A straight up trade of Deng for Prince would be legal, but only if Deng were to agree to surrender the vast majority of his trade bonus (all but $20K). Deng would therefore effectively hold veto power over such trade discussions. 

Even if Deng were willing to approve, Memphis itself may not want to structure the trade as a straight-up swap anyway. The Grizzlies are just $1.2 million below the tax threshold. A swap would leave the team with 14 players on the roster, with a team salary that is $832K over the tax line.

The Grizzlies have no intention of paying the tax. They have not done so since the 2005-06 season, under previous team owner Michael Heisley.

Any trade scenarios between the teams that requires no player approvals would therefore necessitate that: (i) Deng receive his full trade bonus and (ii) the Grizzlies wind up below the tax.

Deng’s full incoming salary, including the trade bonus, would be smallest for the Grizzlies at the trade deadline: $10.2 million. At the trade deadline, Memphis would need to send back at least $1.3 million in additional salaries along Prince, $9.0 million total, in exchange for Deng in order to avoid the luxury tax.

The basic framework for the trade could therefore be as follows: Luol Deng for Tayshaun Prince and a player making at least $1.3 million.

But trade scenarios are further complicated by virtue of the Heat’s desire not to pay the luxury tax either. Having exceeded the tax in each of the past three years, doing so would cause the Heat to pay the “repeater” tax, which adds an additional $1 in taxes for every dollar by which the Heat’s team salary exceeds the tax threshold to the already onerous incremental tax rates the NBA implemented starting last season.

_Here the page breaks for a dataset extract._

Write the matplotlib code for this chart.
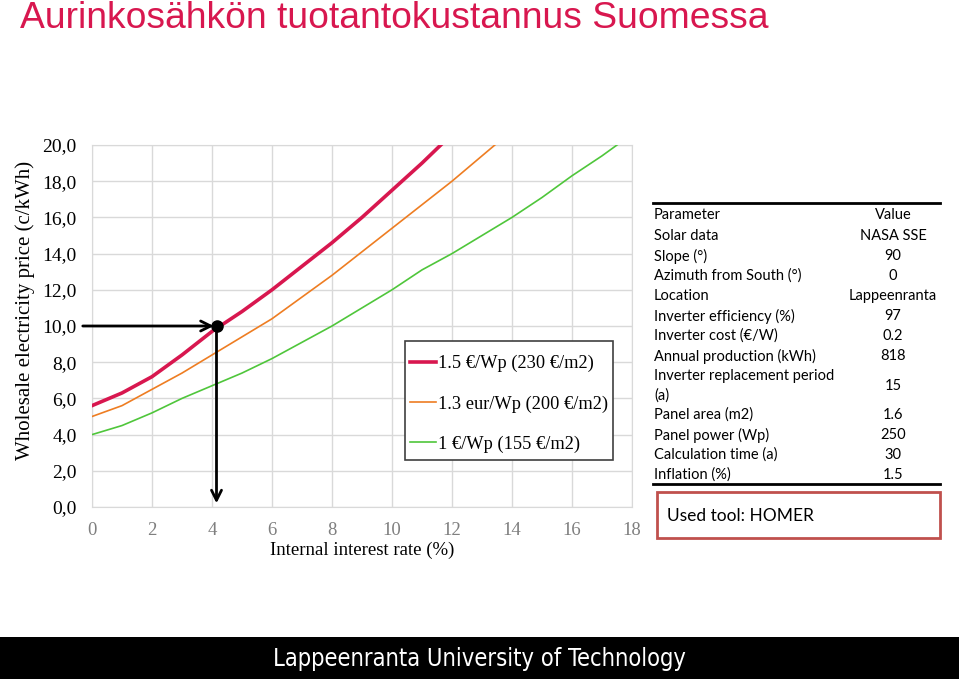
import matplotlib

matplotlib.use("Agg")
import matplotlib.pyplot as plt  # noqa: E402
from matplotlib.lines import Line2D  # noqa: E402
from matplotlib.patches import Rectangle  # noqa: E402

W, H = 959, 679

title = "Aurinkosähkön tuotantokustannus Suomessa"
series_labels = ["1.5 €/Wp (230 €/m2)", "1.3 eur/Wp (200 €/m2)", "1 €/Wp (155 €/m2)"]
series_colors = ["#d8174f", "#ee7d22", "#4fc63b"]
series_widths = [2.6, 1.2, 1.2]

rate = [0, 1, 2, 3, 4, 5, 6, 7, 8, 9, 10, 11, 12, 13, 14, 15, 16, 17, 18]
price_15 = [5.6, 6.3, 7.2, 8.4, 9.7, 10.8, 12.0, 13.3, 14.6, 16.0, 17.5, 19.0, 20.6]
price_13 = [5.0, 5.6, 6.5, 7.4, 8.4, 9.4, 10.4, 11.6, 12.8, 14.1, 15.4, 16.7, 18.0,
            19.4, 20.8]
price_10 = [4.0, 4.5, 5.2, 6.0, 6.7, 7.4, 8.2, 9.1, 10.0, 11.0, 12.0, 13.1, 14.0,
            15.0, 16.0, 17.1, 18.3, 19.4, 20.6]

marker_rate = 4.15
marker_price = 10.0

params = ["Solar data", "Slope (°)", "Azimuth from South (°)", "Location",
          "Inverter efficiency (%)", "Inverter cost (€/W)", "Annual production (kWh)",
          "Inverter replacement period\n(a)", "Panel area (m2)", "Panel power (Wp)",
          "Calculation time (a)", "Inflation (%)"]
values = ["NASA SSE", "90", "0", "Lappeenranta", "97", "0.2", "818", "15", "1.6",
          "250", "30", "1.5"]


def fx(px):
    return px / W


def fy(py):
    return 1 - py / H


fig = plt.figure(figsize=(W / 100, H / 100), dpi=100)
fig.patch.set_facecolor("white")

fig.text(fx(20), fy(19), title, fontsize=26.8, color="#d8174f",
         family="Liberation Sans", va="center", ha="left")

ax = fig.add_axes([fx(92), fy(507), fx(632) - fx(92), fy(145) - fy(507)])
serif = "Liberation Serif"
for y, c, lw, lab in zip([price_15, price_13, price_10], series_colors,
                         series_widths, series_labels):
    ax.plot(rate[:len(y)], y, color=c, lw=lw, label=lab, zorder=3)

ax.set_xlim(0, 18)
ax.set_ylim(0, 20)
ax.set_xticks(range(0, 19, 2))
ax.set_yticks(range(0, 21, 2))
ax.set_yticklabels([f"{v},0" for v in range(0, 21, 2)], family=serif, fontsize=14)
ax.set_xticklabels([str(v) for v in range(0, 19, 2)], family=serif, fontsize=13.5,
                   color="#7f7f7f")
ax.tick_params(length=0)
ax.tick_params(axis="x", pad=11)
ax.tick_params(axis="y", pad=11)
ax.grid(color="#d9d9d9", lw=1)
for s in ax.spines.values():
    s.set_color("#d9d9d9")
ax.set_xlabel("Internal interest rate (%)", family=serif, fontsize=13.5, labelpad=2)
ax.set_ylabel("Wholesale electricity price (c/kWh)", family=serif, fontsize=15)
ax.yaxis.set_label_coords(-0.106, 0.544)

# guide arrows from the 10 c/kWh level down to the interest rate
ax.annotate("", xy=(marker_rate, marker_price), xytext=(-0.4, marker_price),
            arrowprops=dict(arrowstyle="->", lw=2, color="black",
                            mutation_scale=18), annotation_clip=False, zorder=5)
ax.annotate("", xy=(marker_rate, 0.05), xytext=(marker_rate, marker_price),
            arrowprops=dict(arrowstyle="->", lw=2, color="black",
                            mutation_scale=18), annotation_clip=False, zorder=5)
ax.plot([marker_rate], [marker_price], "o", color="black", ms=8, zorder=6,
        clip_on=False)

# legend: frame drawn separately to get the tight side padding
ax.add_patch(Rectangle((0.5796, 0.1298), 0.3852, 0.3287, transform=ax.transAxes,
                       facecolor="white", edgecolor="#404040", lw=1.2, zorder=7))
handles = [Line2D([], [], color=c, lw=lw) for c, lw in zip(series_colors, series_widths)]
leg = ax.legend(handles, series_labels, loc="upper left",
                bbox_to_anchor=(0.589, 0.42), prop={"family": serif, "size": 13.2},
                frameon=False, handlelength=1.4, handletextpad=0.15,
                labelspacing=1.25, borderpad=0, borderaxespad=0)
leg.set_zorder(8)

# parameter table
tfont = "Lato"
fig.add_artist(Line2D([fx(653), fx(940)], [fy(203), fy(203)], color="black", lw=2))
fig.text(fx(654), fy(215), "Parameter", fontsize=10.5, family=tfont, va="center")
fig.text(fx(893), fy(215), "Value", fontsize=10.5, family=tfont, va="center",
         ha="center")
row_y = [236, 256, 276, 296, 316, 336, 356, 386, 415, 435, 455, 475]
for py, p, v in zip(row_y, params, values):
    fig.text(fx(654), fy(py), p, fontsize=10.5, family=tfont, va="center",
             linespacing=1.5)
    fig.text(fx(893), fy(py), v, fontsize=10.5, family=tfont, va="center",
             ha="center")
fig.add_artist(Line2D([fx(653), fx(940)], [fy(484), fy(484)], color="black", lw=2))

fig.add_artist(Rectangle((fx(657), fy(538)), fx(940) - fx(657), fy(492) - fy(538),
                         transform=fig.transFigure, facecolor="white",
                         edgecolor="#c0504d", lw=2))
fig.text(fx(667), fy(516), "Used tool: HOMER", fontsize=12.5, family=tfont,
         va="center")

# footer band
fig.add_artist(Rectangle((0, 0), 1, fy(637), transform=fig.transFigure,
                         facecolor="black", edgecolor="none"))
fig.text(0.5, fy(659), "Lappeenranta University of Technology", color="white",
         fontsize=17, family="DejaVu Sans", fontstretch="condensed",
         ha="center", va="center")

fig.savefig("out.png", dpi=100)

The Heat – which currently has 14 players on the roster, and could take on one more player in trade than it sends out – is currently $4.5 million below the tax threshold.

Therefore, the most salary the Heat would likely be willing to take on in a trade for Deng, so as to avoid the tax, is his salary plus an additional $4.5 million, or $14.2 million total. That equates to as much as $6.5 million in additional salaries, along with Prince.

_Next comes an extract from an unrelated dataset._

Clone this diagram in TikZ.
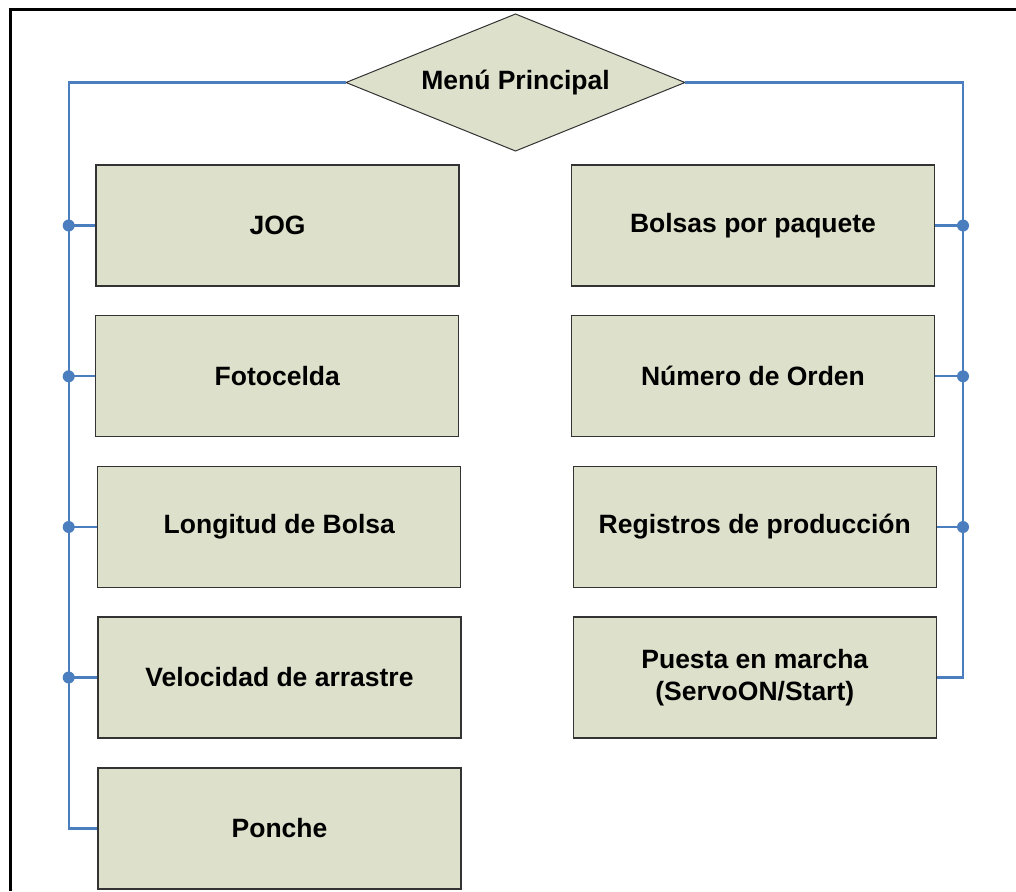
\documentclass[tikz,border=0pt]{standalone}
\usepackage{fontspec}
\setmainfont{Liberation Sans}
\definecolor{linkblue}{RGB}{74,126,190}
\definecolor{boxfill}{RGB}{221,224,203}
\begin{document}
\begin{tikzpicture}[x=1pt,y=-1pt,
  menubox/.style={draw=black!80,line width=1.1pt,fill=boxfill,rectangle,
    minimum width=363pt,minimum height=121pt,inner sep=0pt,align=center,
    font=\fontsize{26.5}{32.5}\selectfont\bfseries},
  menutext/.style={inner sep=0pt,font=\fontsize{26.5}{32.5}\selectfont\bfseries},
  menudia/.style={draw=black!80,line width=1pt,fill=boxfill},
  link/.style={draw=linkblue,line width=2.2pt},
  junction/.style={fill=linkblue}]
\useasboundingbox (0,0) rectangle (1016,891);
\fill[white] (0,0) rectangle (1016,891);
% frame (cropped)
\draw[line width=3pt] (10.8,891) -- (10.8,10) -- (1016,10);

% diamond
\coordinate (mw) at (346,82.5);
\coordinate (mn) at (515.5,14);
\coordinate (me) at (685,82.5);
\coordinate (ms) at (515.5,151);
\draw[menudia] (mw) -- (mn) -- (me) -- (ms) -- cycle;
\node[menutext] (menu) at (515.5,83) {Menú Principal};

\node[menubox] (jog) at (277.5,225.5) {JOG};
\node[menubox] (foto) at (277.3,376.3) {Fotocelda};
\node[menubox] (long) at (279.3,527) {Longitud de Bolsa};
\node[menubox] (velo) at (279.5,677.5) {Velocidad de arrastre};
\node[menubox] (ponche) at (279.5,828.5) {Ponche};

\node[menubox] (bolsas) at (753,225.5) {Bolsas por paquete};
\node[menubox] (numero) at (753,376.3) {Número de Orden};
\node[menubox] (regis) at (754.8,527) {Registros de producción};
\node[menubox] (puesta) at (754.8,677.5) {Puesta en marcha\\(ServoON/Start)};

\coordinate (lbus) at (68.7,500);
\coordinate (rbus) at (963,500);

% left bus
\draw[link] (mw) -| (lbus) |- (ponche.west);
\foreach \n in {jog,foto,long,velo}{
  \draw[link] (\n.west) -- (\n.west -| lbus);
  \fill[junction] (\n.west -| lbus) circle (6pt);
}
% right bus
\draw[link] (me) -| (rbus) |- (puesta.east);
\foreach \n in {bolsas,numero,regis}{
  \draw[link] (\n.east) -- (\n.east -| rbus);
  \fill[junction] (\n.east -| rbus) circle (6pt);
}
\end{tikzpicture}
\end{document}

The basic framework for a potential trade could therefore be as follows: Luol Deng for Tayshaun Prince and a player earning between $1.3 million and $6.5 million.

Grizzlies players earning a salary in that range include: Jordan Adams, Beno Udrih, Kosta Koufos, Quincy Pondexter, Vince Carter, Tony Allen and Courtney Lee.

Among the possibilities that might pique Heat interest with whom the Grizzlies may possibly be willing to part include Adams, a 6-foot, 5-inch shooting guard selected with the No. 22 pick in 2014 draft, and Koufos, an overqualified backup center in Memphis with extensive starting experience and an expiring contract.

But trade scenarios would be further complicated if Memphis were to include draft considerations in the deal. The Grizzlies are greatly restricted in what they can offer.

When the Denver Nuggets traded center Timofey Mozgov to Cleveland on Wednesday, it received two first-round draft picks in return – one of which was a future protected Memphis pick controlled by Cleveland.

Cleveland had the protected first-round pick that Memphis sent along with Marreese Speights, Wayne Ellington and Josh Selby for Jon Leuer in January 2013. In 2015 or 2016, if the Grizzlies’ first-rounder falls between picks 6-14, the pick goes to the Nuggets. Starting in 2017, if the Grizzlies’ pick falls outside the top five, the Nuggets then get the selection. In 2019, the pick becomes unprotected.

Assuming the Grizzlies make the playoffs both this season and next, the pick will likely be conveyed to the Nuggets in 2017.

The earliest first round pick the Grizzlies could offer the Heat is a conditional one to be dealt two years after the pick obligation to Denver is conveyed, likely in 2019. Any pick that would be conveyed to the Heat could itself have protections that extend through the year 2021.

The basic framework for a potential trade could therefore be finalized as follows: Luol Deng for Tayshaun Prince, a player earning between $1.3 million and $6.5 million, and a future first round draft pick which is both conditional and protected. The pick would be issued at least two years after the Grizzlies’ obligation to the Nuggets is fulfilled, but likely subject to protections from 2017 through 2020 before becoming unprotected in 2021. The Heat could realistically expect to receive it in 2019.

Intricate cap rules have therefore made it rather easy to predict the potential structure of a trade that the Grizzlies and Heat would pursue if the Heat were to have an interest. No deals are imminent because there is no indication such a package of players and draft considerations would entice Miami.

Boston, however, is in rebuilding mode and there is a league-wide belief that Green will be moved by the trade deadline.

Trade scenarios with Boston are less complicated for the Grizzlies, but the player himself is less enticing. Green is earning $9.2 million this season, and has a player option at the same amount for next season. Memphis would still not be able to avoid the tax with a straight up swap, but could include any other lower-salaried player on the roster to accomplish its goal.

The question becomes: If you were Pat Riley, what combination of Prince, another player, and draft considerations would you demand?


In my humble opinion, the Miami Heat should absolutely consider possible trade scenarios for Luol Deng. This Heat team is not likely to be an NBA title contender, and Deng is unlikely to be a long-term solution for the Heat. The Heat need to think about their future, even if it means sacrificing the present. Trading Deng would reduce the Heat’s projected team salary for next season by $10 million, allow the Heat to potentially keep a far more desirable draft pick, and bring back critical future assets.

If I were negotiating for the Heat, I would attempt to structure a potential trade of Deng for Tayshaun Prince (expiring contract), Jordan Adams and a future first round draft pick. If successful, I would execute such trade.